Since 1939 the Wenatchee Valley Museum and Cultural Center has been gathering and educating people to celebrate and preserve the history, arts, sciences and rich diversity of the Wenatchee area and its people. through the preservation of the diverse history of the Wenatchee Valley. A variety of exhibits offer a glimpse into the past by recreating a typical setting from a selected era.
Ice Age Mystery - explores the ancient Native American Clovis culture and the excavation of a Clovis site discovered in East Wenatchee in 1987. It includes a display of artifacts including stone knives, scrapers, and bone tools recovered from the site.
Native People of the Columbia Plateau - highlights the day-to-day life and traditions of Native Americans in past centuries. Includes petroglyphs recovered from the shores of the Columbia River, trade goods, food items, beadwork and photographs.
Farm Shop - portrays a typical farm shop in the 1890's. It includes tools for working with leather, iron (blacksmithing) and wood. With a docent's help, tour groups can create a length of rope on a vintage rope-making machine.
Victorian House - recreates a small-town family home around the turn of the 20th century. Visitors step through the back door into a farm kitchen complete with functioning wood stove and hand pump at the sink. Passing through a more formal living room and bedroom, they emerge onto a Victorian front porch and Main Street, which features a print shop, bank, general store, vintage automobiles, and mural of Wenatchee Avenue in 1900.
Liberty Theater Pipe Organ - This beautiful, fully operational 1919 Wurlitzer pipe organ from a local movie theater was restored and installed in the museum's performance center in 1989. Curtains behind the organ open to view the full installation. Lobby hosts often demonstrate the organ and its sound effects such as sirens and horse hooves.
Great Northern Railway Diorama - recreates old train routes across the Cascade Mountains, and sends a model train chugging along narrow tracks, over trestles and through two historic tunnels. Accompanying displays include artifacts and information on the 1910 Wellington Avalanche and the 1974 Malaga Apple Yard explosion. A nearby depot waiting room and telegraph office complete the exhibit.
Home Address: Anywhere in the Air - illustrates
the "golden age of flight" with aviation pioneer and North
Central Washington native Clyde Pangborn. Photographs and artifacts
celebrate Pangborn's life and career, including his record-setting
adventure in 1931 when he and partner Hugh Herndon completed
the first non-stop, trans-Pacific flight from Sabishiro Beach,
Japan to Wenatchee, Washington.
Coyote's Corner - An interactive exhibit and play area which introduces children to three distinct eco-systems in the Wenatchee Valley. Visitors can walk along a painted river to discover a salmon's life cycle and play with a variety of animal puppets in a replica of a Ponderosa pine snag. Pressed specimens shrub-steppe wildflowers flank a large case with a diorama of the hidden life within and around a sagebrush plant.

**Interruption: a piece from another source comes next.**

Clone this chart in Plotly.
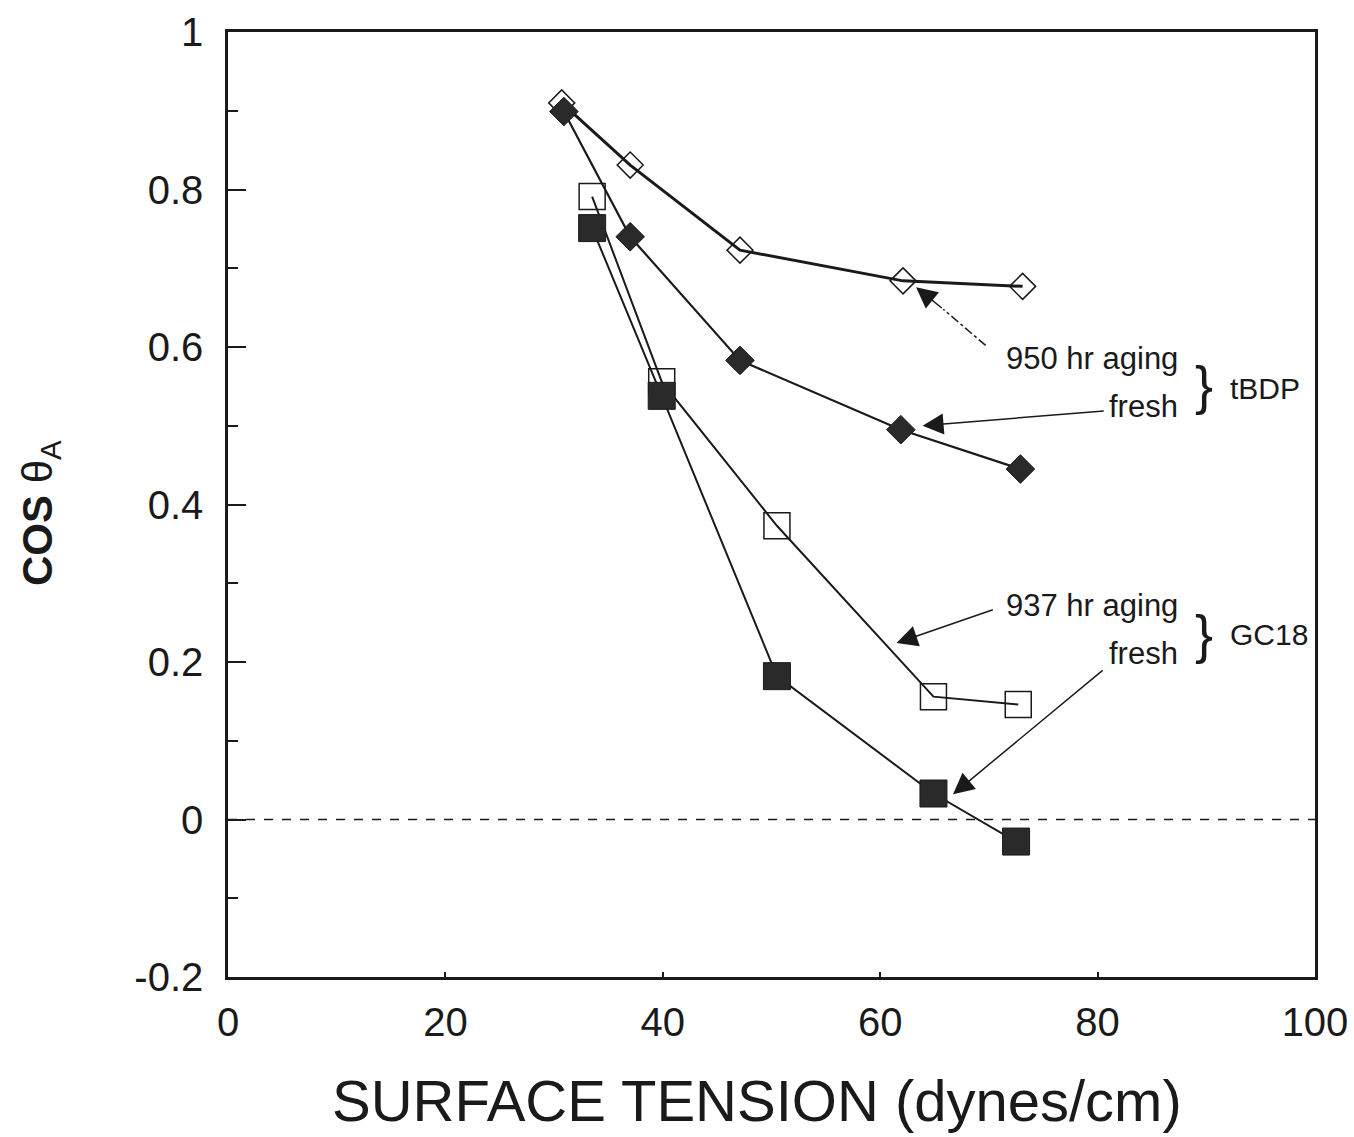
import plotly.graph_objects as go

# Data
x_tbdp_aged = [30.7, 37.0, 47.1, 62.1, 73.1]
y_tbdp_aged = [0.910, 0.831, 0.723, 0.684, 0.677]

x_tbdp_fresh = [30.9, 37.0, 47.1, 61.9, 72.9]
y_tbdp_fresh = [0.899, 0.740, 0.583, 0.495, 0.445]

x_gc18_aged = [33.5, 39.9, 50.5, 64.9, 72.7]
y_gc18_aged = [0.791, 0.556, 0.373, 0.156, 0.146]

x_gc18_fresh = [33.5, 39.9, 50.5, 64.9, 72.5]
y_gc18_fresh = [0.751, 0.538, 0.182, 0.033, -0.028]

x_ticks = [0, 20, 40, 60, 80, 100]
y_ticks = [-0.2, 0, 0.2, 0.4, 0.6, 0.8, 1]
y_tick_text = ["-0.2", "0", "0.2", "0.4", "0.6", "0.8", "1"]

INK = "#1a1a1a"
FONT = "Liberation Sans, Arial, sans-serif"

# plot area in pixels (used only for placing the axis titles)
L, R, T, B = 228, 1315, 32, 977
W, H = 1354, 1137

fig = go.Figure()

fig.add_trace(go.Scatter(
    x=x_tbdp_aged, y=y_tbdp_aged, mode="lines+markers",
    line=dict(color=INK, width=3),
    marker=dict(symbol="diamond-open", size=20, color=INK, line=dict(width=1.5, color=INK)),
    name="tBDP 950 hr aging"))
fig.add_trace(go.Scatter(
    x=x_tbdp_fresh, y=y_tbdp_fresh, mode="lines+markers",
    line=dict(color=INK, width=2.2),
    marker=dict(symbol="diamond", size=22, color="#2a2a2a", line=dict(width=1, color=INK)),
    name="tBDP fresh"))
fig.add_trace(go.Scatter(
    x=x_gc18_aged, y=y_gc18_aged, mode="lines+markers",
    line=dict(color=INK, width=2),
    marker=dict(symbol="square-open", size=26, color=INK, line=dict(width=1.5, color=INK)),
    name="GC18 937 hr aging"))
fig.add_trace(go.Scatter(
    x=x_gc18_fresh, y=y_gc18_fresh, mode="lines+markers",
    line=dict(color=INK, width=2),
    marker=dict(symbol="square", size=27, color="#2a2a2a", line=dict(width=1, color=INK)),
    name="GC18 fresh"))

# zero reference line
fig.add_shape(type="line", xref="paper", x0=0, x1=1, yref="y", y0=0, y1=0,
              line=dict(color=INK, width=1.5, dash="dash"))

# dashed leader for 950 hr arrow
fig.add_shape(type="line", xref="x", yref="y", x0=69.7, y0=0.602, x1=65.8, y1=0.648,
              line=dict(color=INK, width=1.5, dash="dashdot"))

arrows = [
    # (tail_x, tail_y, tip_x, tip_y)
    (65.8, 0.648, 63.3, 0.676),
    (80.7, 0.519, 63.9, 0.500),
    (70.5, 0.267, 61.5, 0.224),
    (80.6, 0.191, 66.7, 0.032),
]
for tx, ty, hx, hy in arrows:
    fig.add_annotation(x=hx, y=hy, ax=tx, ay=ty, xref="x", yref="y", axref="x", ayref="y",
                       text="", showarrow=True, arrowhead=2, arrowsize=2.8, arrowwidth=1.5,
                       arrowcolor=INK, standoff=0)

labels = [
    ("950 hr aging", 87.6, 0.585),
    ("fresh", 87.6, 0.525),
    ("937 hr aging", 87.6, 0.272),
    ("fresh", 87.6, 0.211),
]
for t, x, y in labels:
    fig.add_annotation(x=x, y=y, xref="x", yref="y", text=t, showarrow=False,
                       xanchor="right", yanchor="middle",
                       font=dict(family=FONT, size=31, color=INK))

for y in [0.552, 0.236]:
    fig.add_annotation(x=89.8, y=y, xref="x", yref="y", text="}", showarrow=False,
                       xanchor="center", yanchor="middle",
                       font=dict(family=FONT, size=54, color=INK))

for t, y in [("tBDP", 0.547), ("GC18", 0.235)]:
    fig.add_annotation(x=92.0, y=y, xref="x", yref="y", text=t, showarrow=False,
                       xanchor="left", yanchor="middle",
                       font=dict(family=FONT, size=30, color=INK))

# axis titles
fig.add_annotation(xref="paper", yref="paper",
                   x=(757 - L) / (R - L), y=-(1100 - B) / (B - T),
                   text="SURFACE TENSION (dynes/cm)", showarrow=False,
                   xanchor="center", yanchor="middle",
                   font=dict(family=FONT, size=58, color=INK))
fig.add_annotation(xref="paper", yref="paper",
                   x=(40 - L) / (R - L), y=(B - 513) / (B - T),
                   text="<b>COS</b> θ<sub>A</sub>", showarrow=False, textangle=-90,
                   xanchor="center", yanchor="middle",
                   font=dict(family=FONT, size=42, color=INK))

fig.update_layout(
    width=W, height=H,
    margin=dict(l=L, r=W - R, t=T, b=H - B),
    paper_bgcolor="white", plot_bgcolor="white",
    showlegend=False,
    font=dict(family=FONT, color=INK),
    xaxis=dict(
        range=[0, 100], tickvals=x_ticks, ticktext=[str(v) for v in x_ticks],
        showgrid=False, zeroline=False, showline=True, mirror=True, automargin=False,
        linecolor=INK, linewidth=2.5, ticks="inside", ticklen=5, tickwidth=1.5,
        tickcolor=INK, tickfont=dict(size=40, family=FONT, color=INK),
        ticklabelstandoff=8,
    ),
    yaxis=dict(
        range=[-0.2, 1], tickvals=y_ticks, ticktext=y_tick_text,
        showgrid=False, zeroline=False, showline=True, mirror=True, automargin=False,
        linecolor=INK, linewidth=2.5, ticks="inside", ticklen=18, tickwidth=1.5,
        tickcolor=INK, tickfont=dict(size=40, family=FONT, color=INK),
        ticklabelstandoff=14,
        minor=dict(dtick=0.1, ticks="inside", ticklen=10, tickwidth=1.5, tickcolor=INK),
    ),
)

fig.write_html("out.html")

Museum Gallery - The gallery's changing exhibits explore art, history and culture in North Central Washington and beyond. Click here for current and upcoming featured exhibits.
Apple Industry - This exhibit will reopen in the spring of 2008 with a new look. The exhibit chronicles the history of the Wenatchee apple industry: irrigation, cultivation, harvest, handling and marketing past and present. Highlights include a display of vintage apple box labels and an operational 1920s packing line with apple wiper, sorting table, and an extraordinary catapult-sizing machine.
Apple Theater - will reopen in the spring of 2008. The visitor-activated theater format makes it easy to view several short documentaries on regional history, including:
- Celebration: a 13-minute presentation combining vintage and contemporary images to trace the development of Washington's apple industry.
- Last Chance for Glory: An award-winning museum
production recounting the first successful non-stop, trans-Pacific
Flight from Japan to Wenatchee on October 5, 1931.
- Echoes of Yesterday: Filmed on location during
the construction of Grand Coulee Dam, the presentation
portrays the impact of the dam on the land and the people.
- A Time Comes: Documents the 1928 construction
of Rock Island Dam, the first dam on the Columbia River.
Historic Murals
- The Saga of Wenatchee: A WPA mural created in 1939 by Peggy Strong. This mural, original to the building, depicts the history of postal service in the region. It belongs to the people of the USA, and is catalogued by the Smithsonian.
- Anywhere Valley: A landscape portraying a typical
rural coulee vista in North Central Washington. Created
by renowned local muralist, the late Walter Graham.
- Steamboating on the Columbia: Depicts the Wenatchee
Boat Yard and the steamboat era on the Columbia River from
1892 to 1915. Painted by Walter Graham.